In definitiva quello che potrebbe succedere con il Canada non potrebbe allargarsi ad altri Paesi, primo tra tutti gli Stati Uniti?
-Il CETA rappresenta, sicuramente, l’unico modello di accordo di libero scambio replicabile che possa essere da esempio per altre iniziative simili. Lo dimostrano i fatti! Senza andare troppo lontano, con la Brexit alle porte, lo stesso Regno Unito sta pensando di proporre un accordo con l’Unione Europea, che si basi sulla struttura giuridica del CETA. Le disposizioni del CETA sui servizi finanziari, ad esempio, possono rappresentare un ottimo punto di partenza per la regolamentazione dei rapporti tra Unione Europea e Regno Unito. Così come molto importante è anche il capitolo che garantisce il reciproco riconoscimento delle qualifiche professionali, dando la possibilità ai professionisti dell’Unione Europea di operare nel territorio inglese e viceversa.
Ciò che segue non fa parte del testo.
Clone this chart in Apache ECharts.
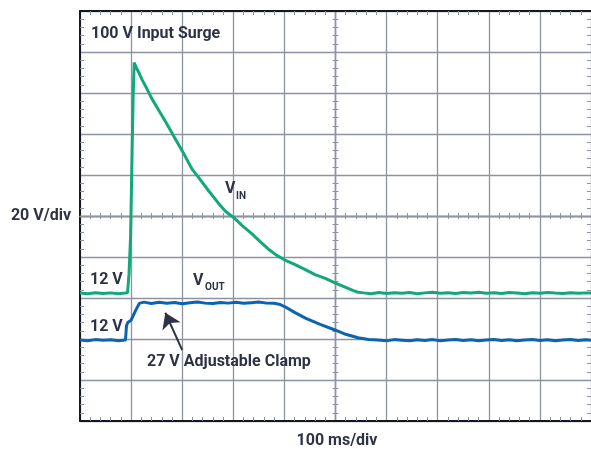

Da non escludere il capitolo del CETA relativo agli appalti pubblici, che individua una serie di settori all’interno dei quali le imprese possono partecipare ad appalti per la fornitura di beni e servizi a tutti i livelli amministrativi, nazionali, regionali e locali. Quindi, per come è oggi lo scenario, alla sua domanda rispondo: Si, il CETA potrebbe essere la migliore base di partenza per un accordo di libero scambio con gli Stati Uniti, sempre se il nostro alleato oltre oceano, voglia veramente un accordo di libero scambio.